Start of Stored data

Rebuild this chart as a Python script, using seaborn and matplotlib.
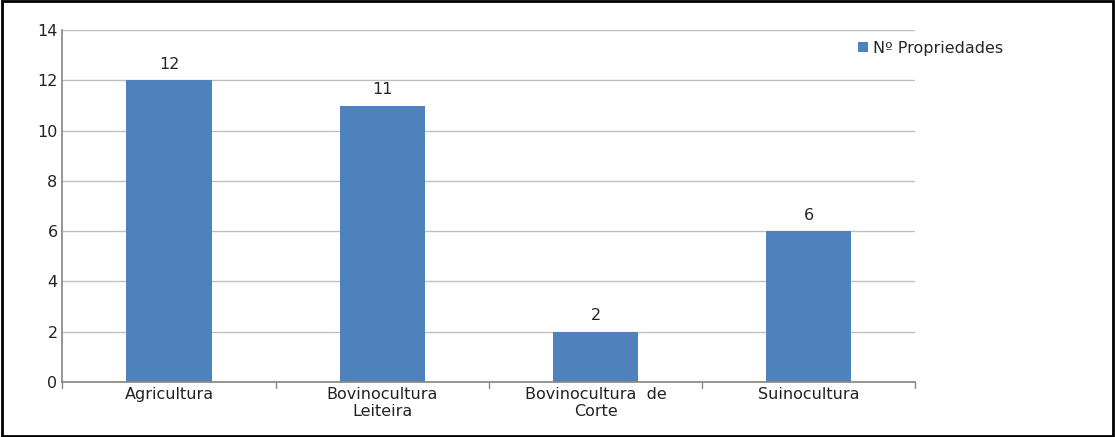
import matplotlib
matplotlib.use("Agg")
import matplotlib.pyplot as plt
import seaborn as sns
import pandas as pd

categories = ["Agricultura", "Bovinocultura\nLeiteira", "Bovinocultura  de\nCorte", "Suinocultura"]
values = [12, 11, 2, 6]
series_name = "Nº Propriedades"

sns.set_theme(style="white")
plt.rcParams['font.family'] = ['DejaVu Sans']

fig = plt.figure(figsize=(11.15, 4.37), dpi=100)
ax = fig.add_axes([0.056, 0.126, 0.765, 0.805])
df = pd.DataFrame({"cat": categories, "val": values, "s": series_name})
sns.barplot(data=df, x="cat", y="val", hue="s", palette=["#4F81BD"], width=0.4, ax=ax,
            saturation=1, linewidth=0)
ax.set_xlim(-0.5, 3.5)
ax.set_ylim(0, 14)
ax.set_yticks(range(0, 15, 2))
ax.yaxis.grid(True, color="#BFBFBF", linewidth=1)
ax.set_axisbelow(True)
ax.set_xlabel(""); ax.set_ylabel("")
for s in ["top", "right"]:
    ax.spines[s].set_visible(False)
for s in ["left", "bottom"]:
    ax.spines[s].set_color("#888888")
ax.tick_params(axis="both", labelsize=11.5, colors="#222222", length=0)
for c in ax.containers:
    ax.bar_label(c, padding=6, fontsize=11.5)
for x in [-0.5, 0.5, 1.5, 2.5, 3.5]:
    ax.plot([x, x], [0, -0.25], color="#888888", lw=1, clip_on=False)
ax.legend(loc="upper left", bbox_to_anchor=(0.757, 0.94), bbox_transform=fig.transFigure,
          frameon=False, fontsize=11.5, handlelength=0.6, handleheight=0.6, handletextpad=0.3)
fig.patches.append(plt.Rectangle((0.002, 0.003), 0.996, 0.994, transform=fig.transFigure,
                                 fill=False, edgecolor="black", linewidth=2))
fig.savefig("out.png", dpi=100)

End of Stored data

§ **What is being asked**
Omit the pictures, then repeat exactly each line from the beginning of the listing through the line with "plt.rcParams['font.family'] = ['DejaVu Sans']".

§ **Task output**
Rebuild this chart as a Python script, using seaborn and matplotlib.
import matplotlib
matplotlib.use("Agg")
import matplotlib.pyplot as plt
import seaborn as sns
import pandas as pd

categories = ["Agricultura", "Bovinocultura\nLeiteira", "Bovinocultura  de\nCorte", "Suinocultura"]
values = [12, 11, 2, 6]
series_name = "Nº Propriedades"

sns.set_theme(style="white")
plt.rcParams['font.family'] = ['DejaVu Sans']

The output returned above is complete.